I can look back and see how God has been drawing my attention to different layers of growth, supporting small steps along the way, and supporting a sense of focus on the proper order that needed to occur to support my overall journey. For example, shifting to a Christ-centered life and getting clear about how the sacrament of marriage can help shape the choices I make both needed to come first as main areas of focus. Now, it makes sense to focus on nutrition to support being able to better worship, love and serve. The changes that I am implementing today would have been too overwhelming back in 2014 when I anticipated it would be “the year” to do this type of work. Instead, it was like God was whispering to point in the direction we would be heading and building a foundation. I have been able to weave together different small pieces (some of which were just short-term at the time) in order to be ready for integrating into more comprehensive work now with a clear sense of purpose guiding my convictions.
Questions for Reflection:
- Which areas of growth seem to be ways in which God is supporting deeper work in your life right now?
- Which areas feel like they come up again and again but it is a challenge to dedicate the energy and focus to make bigger, more substantial changes?
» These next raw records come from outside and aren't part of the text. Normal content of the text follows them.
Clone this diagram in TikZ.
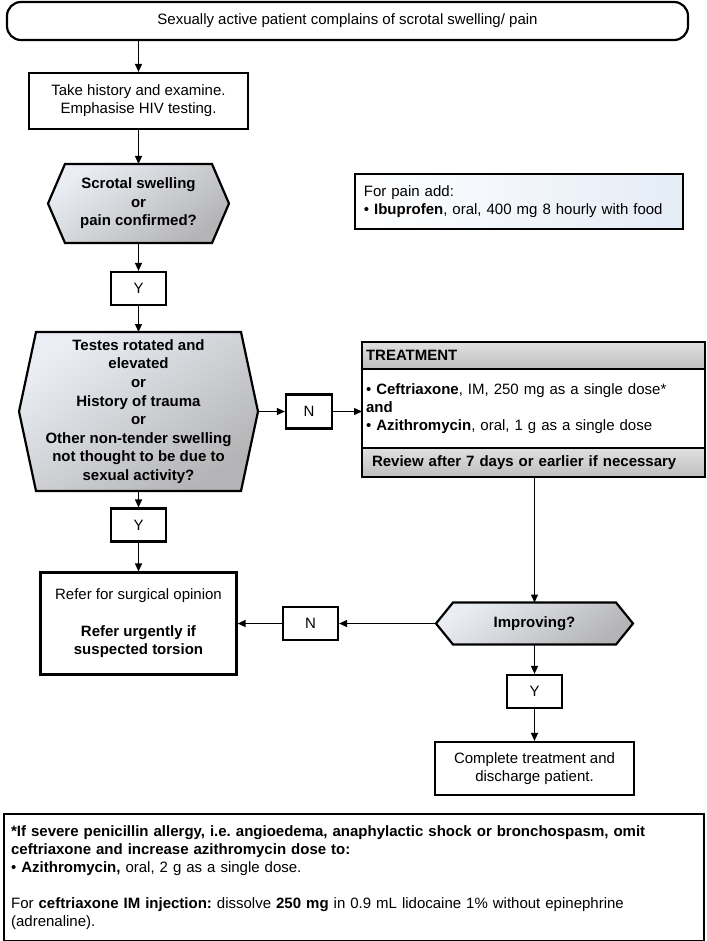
\documentclass[tikz,border=0pt]{standalone}
\usepackage{fontspec}
\setmainfont{Liberation Sans}
\usetikzlibrary{arrows.meta,backgrounds}
\definecolor{hexlight}{RGB}{234,238,244}
\definecolor{hexdark}{RGB}{180,180,182}
\definecolor{bandlight}{RGB}{224,224,224}
\definecolor{banddark}{RGB}{190,190,190}
\definecolor{painblue}{RGB}{228,236,246}
\newcommand{\hexfill}[1]{%
  \path[hexback] (#1.west) -- ([xshift=17pt]#1.north west) -- ([xshift=-17pt]#1.north east)
    -- (#1.east) -- ([xshift=-17pt]#1.south east) -- ([xshift=17pt]#1.south west) -- cycle;}
\frenchspacing

\begin{document}
\begin{tikzpicture}[x=1pt,y=-1pt,
  every node/.style={font=\fontsize{15}{18}\selectfont},
  box/.style={draw, line width=2.2pt, align=center},
  yn/.style={box, minimum width=55pt, minimum height=33pt},
  hexnode/.style={align=center, outer sep=0pt, font=\fontsize{15}{18.6}\selectfont\bfseries},
  hexback/.style={draw, line width=2.2pt, top color=hexlight, bottom color=hexdark, shading angle=35},
  band/.style={draw, line width=2.2pt, top color=bandlight, bottom color=banddark, anchor=north west,
    outer sep=0pt, minimum width=343pt, text width=335pt, inner xsep=4pt, align=left,
    font=\fontsize{15}{18}\selectfont\bfseries},
  link/.style={line width=1.3pt, -{Triangle[length=8pt,width=7pt]}}]
\useasboundingbox (0,0) rectangle (706,941);

\node[box, rounded corners=14pt, minimum width=681pt, minimum height=38pt] (start) at (347.5,21)
  {Sexually active patient complains of scrotal swelling/ pain};
\node[box, minimum width=219pt, minimum height=56pt] (take) at (138.5,101)
  {Take history and examine.\\Emphasise HIV testing.};
\node[hexnode, minimum width=181pt, minimum height=79pt] (hexa) at (138.5,203.5)
  {Scrotal swelling\\or\\pain confirmed?};
\node[yn] (ya) at (138.5,288.5) {Y};
\node[hexnode, minimum width=239pt, minimum height=159pt] (hexb) at (138.5,411.5)
  {Testes rotated and\\elevated\\or\\History of trauma\\or\\Other non-tender swelling\\not thought to be due to\\sexual activity?};
\node[yn] (yb) at (138.5,525) {Y};
\node[box, minimum width=196pt, minimum height=102pt] (refer) at (138.5,623.5)
  {Refer for surgical opinion\\[19pt]\textbf{Refer urgently if}\\\textbf{suspected torsion}};
\node[yn, minimum width=46pt, minimum height=34pt] (na) at (309,411.5) {N};
\node[yn] (nb) at (310.5,623.5) {N};

% treatment
\node[band, minimum height=27pt] (thead) at (362,342) {TREATMENT};
\node[box, anchor=north west, outer sep=0pt, minimum width=343pt, text width=335pt, inner xsep=4pt,
  minimum height=79pt, align=left] (tbody) at (thead.south west)
  {\textbullet{} \textbf{Ceftriaxone}, IM, 250 mg as a single dose*\\\textbf{and}\\\textbullet{} \textbf{Azithromycin}, oral, 1 g as a single dose};
\node[band, minimum height=29pt] (tfoot) at (tbody.south west)
  {\hspace*{6pt}Review after 7 days or earlier if necessary};

\node[box, line width=1.8pt, anchor=north west, minimum width=328pt, minimum height=55pt, text width=310pt,
  inner xsep=9pt, align=left, left color=white, right color=painblue] (pain) at (354,173)
  {For pain add:\\\textbullet{} \textbf{Ibuprofen}, oral, 400 mg 8 hourly with food};

\node[hexnode, minimum width=197pt, minimum height=42pt] (impr) at (534.5,623.5) {Improving?};
\node[yn] (yc) at (534.5,691.5) {Y};
\node[box, minimum width=199pt, minimum height=53pt] (done) at (534.5,768.5)
  {Complete treatment and\\discharge patient.};

\node[box, anchor=north west, minimum width=700pt, minimum height=127pt, text width=686pt,
  inner xsep=7pt, align=left] (note) at (3,813)
  {\textbf{*If severe penicillin allergy, i.e. angioedema, anaphylactic shock or bronchospasm, omit}\\
   \textbf{ceftriaxone and increase azithromycin dose to:}\\
   \textbullet{} \textbf{Azithromycin,} oral, 2 g as a single dose.\\[18pt]
   For \textbf{ceftriaxone IM injection:} dissolve \textbf{250 mg} in 0.9 mL lidocaine 1\% without epinephrine\\
   (adrenaline).};

\begin{scope}[on background layer]
\hexfill{hexa}
\hexfill{hexb}
\hexfill{impr}
\end{scope}

\draw[link] (take.north |- start.south) -- (take.north);
\foreach \a/\b in {take/hexa, hexa/ya, ya/hexb, hexb/yb, yb/refer, impr/yc, yc/done}
  \draw[link] (\a.south) -- (\b.north);
\draw[link] (hexb.east) -- (na.west);
\draw[link] (na.east) -- (na.east -| tbody.west);
\draw[link] (impr.north |- tfoot.south) -- (impr.north);
\draw[link] (impr.west) -- (nb.east);
\draw[link] (nb.west) -- (refer.east);
\end{tikzpicture}
\end{document}
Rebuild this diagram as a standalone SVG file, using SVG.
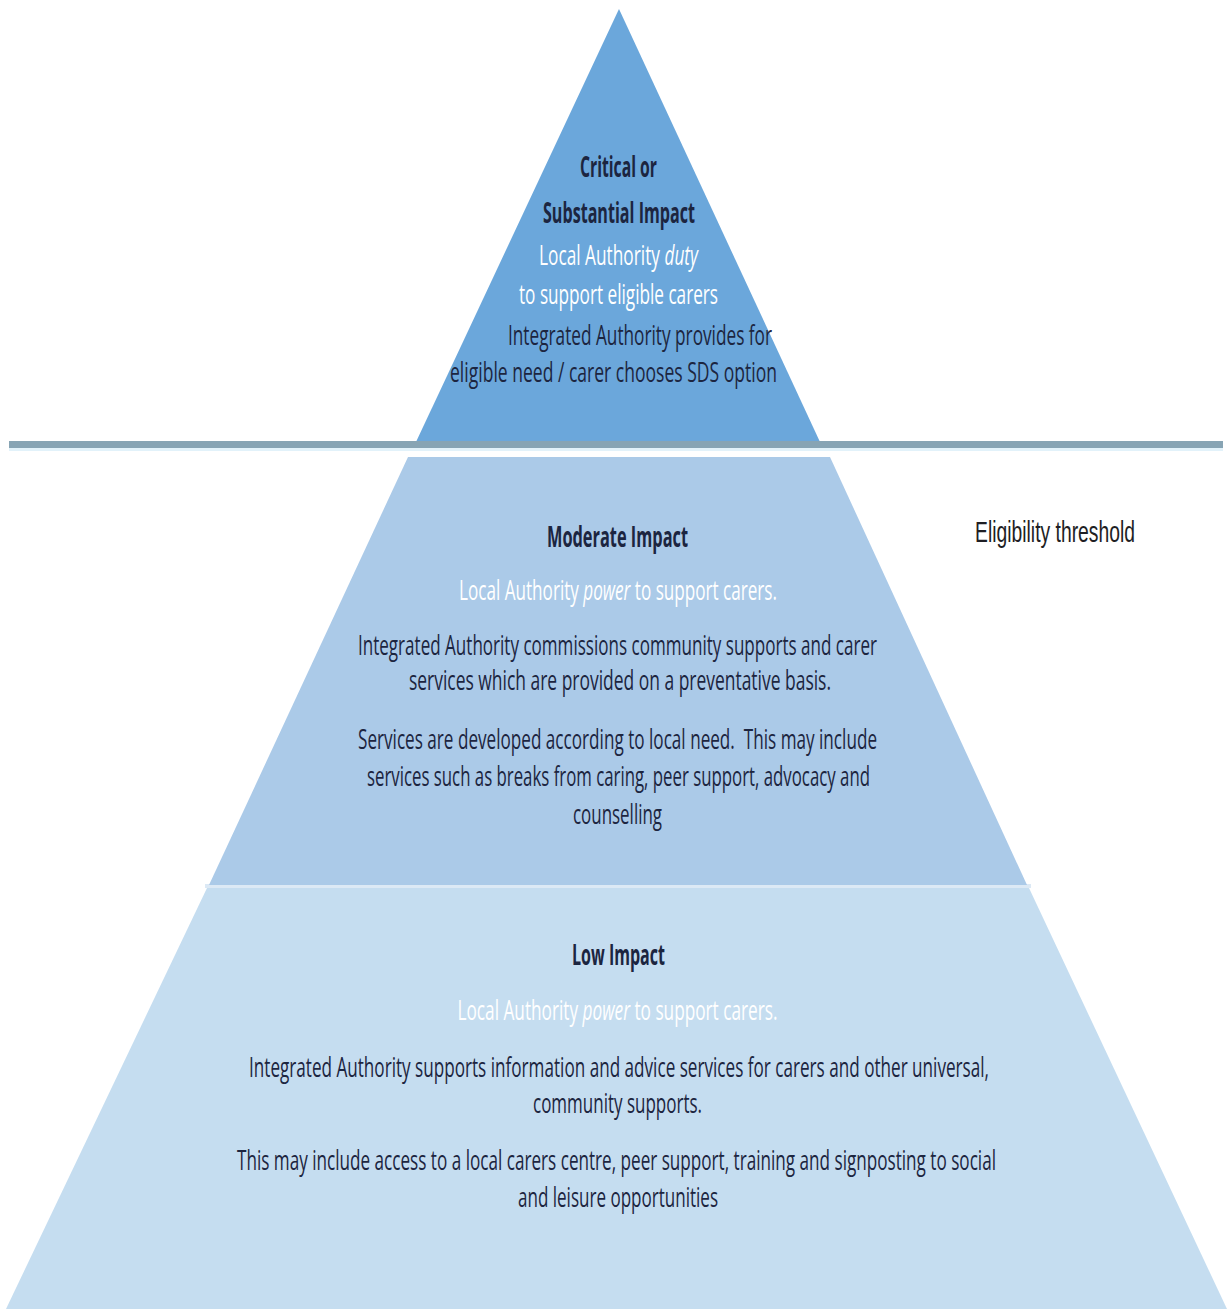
<svg xmlns="http://www.w3.org/2000/svg" width="1231" height="1309" viewBox="0 0 1231 1309">
  <style>
    .t { font-family: "Open Sans", "Noto Sans", "Liberation Sans", sans-serif; font-size: 28px; text-anchor: middle; }
    .dark { fill: #1c2540; }
    .light { fill: #ffffff; }
    .b { font-weight: 700; font-size: 28px; }
    .i { font-style: italic; }
    .label { font-family: "Liberation Sans", Arial, sans-serif; font-size: 30px; fill: #1e1e24; }
  </style>
  <rect x="0" y="0" width="1231" height="1309" fill="#ffffff"/>

  <g id="tier-low">
    <polygon points="207,888 1029,888 1227,1309 6,1309" fill="#c5ddf0"/>
    <text class="t b dark" x="618.5" y="965" textLength="93" lengthAdjust="spacingAndGlyphs">Low Impact</text>
    <text class="t light" x="617.5" y="1020" textLength="320" lengthAdjust="spacingAndGlyphs">Local Authority <tspan class="i">power</tspan> to support carers.</text>
    <text class="t dark" x="619" y="1077" textLength="740" lengthAdjust="spacingAndGlyphs">Integrated Authority supports information and advice services for carers and other universal,</text>
    <text class="t dark" x="617.5" y="1113" textLength="169" lengthAdjust="spacingAndGlyphs">community supports.</text>
    <text class="t dark" x="616.5" y="1170" textLength="759" lengthAdjust="spacingAndGlyphs">This may include access to a local carers centre, peer support, training and signposting to social</text>
    <text class="t dark" x="618" y="1207" textLength="200" lengthAdjust="spacingAndGlyphs">and leisure opportunities</text>
  </g>

  <g id="separator">
    <rect x="205" y="884" width="826" height="4" fill="#dce9f5"/>
  </g>

  <g id="tier-moderate">
    <polygon points="408,457 830,457 1027,885 209,885" fill="#abcae8"/>
    <text class="t b dark" x="617.5" y="547" textLength="141" lengthAdjust="spacingAndGlyphs">Moderate Impact</text>
    <text class="t light" x="618" y="600" textLength="318" lengthAdjust="spacingAndGlyphs">Local Authority <tspan class="i">power</tspan> to support carers.</text>
    <text class="t dark" x="617.5" y="655" textLength="519" lengthAdjust="spacingAndGlyphs">Integrated Authority commissions community supports and carer</text>
    <text class="t dark" x="620" y="690" textLength="422" lengthAdjust="spacingAndGlyphs">services which are provided on a preventative basis.</text>
    <text class="t dark" x="617.5" y="749" textLength="519" lengthAdjust="spacingAndGlyphs" xml:space="preserve">Services are developed according to local need.  This may include</text>
    <text class="t dark" x="618.5" y="786" textLength="503" lengthAdjust="spacingAndGlyphs">services such as breaks from caring, peer support, advocacy and</text>
    <text class="t dark" x="617.5" y="824" textLength="89" lengthAdjust="spacingAndGlyphs">counselling</text>
  </g>

  <g id="tier-critical">
    <polygon points="619,9 416,442 820,442" fill="#6ba7db"/>
    <text class="t b dark" x="618.5" y="177" textLength="77" lengthAdjust="spacingAndGlyphs">Critical or</text>
    <text class="t b dark" x="619" y="223" textLength="152" lengthAdjust="spacingAndGlyphs">Substantial Impact</text>
    <text class="t light" x="618.5" y="265" textLength="159" lengthAdjust="spacingAndGlyphs">Local Authority <tspan class="i">duty</tspan></text>
    <text class="t light" x="618.5" y="304" textLength="199" lengthAdjust="spacingAndGlyphs">to support eligible carers</text>
    <text class="t dark" x="640" y="345" textLength="264" lengthAdjust="spacingAndGlyphs">Integrated Authority provides for</text>
    <text class="t dark" x="613.5" y="382" textLength="327" lengthAdjust="spacingAndGlyphs">eligible need / carer chooses SDS option</text>
  </g>

  <g id="eligibility-line">
    <rect x="9" y="441" width="1214" height="7" fill="#87a4b4"/>
    <rect x="9" y="448" width="1214" height="3" fill="#e2f2fa"/>
  </g>

  <g id="eligibility-label">
    <text class="label" x="975" y="542" textLength="160" lengthAdjust="spacingAndGlyphs">Eligibility threshold</text>
  </g>
</svg>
- What are the small changes or intentions that you are making/have been making, even if short in duration, that might be supporting deep work in the future in those areas?
- Looking back over a span of time (years, decades), what evidence can you see of how you have been growing that can provide encouragement when you feel like you are in the same place? Which experiences or seasons have stretched you but ultimately supported growth as a result of the challenges?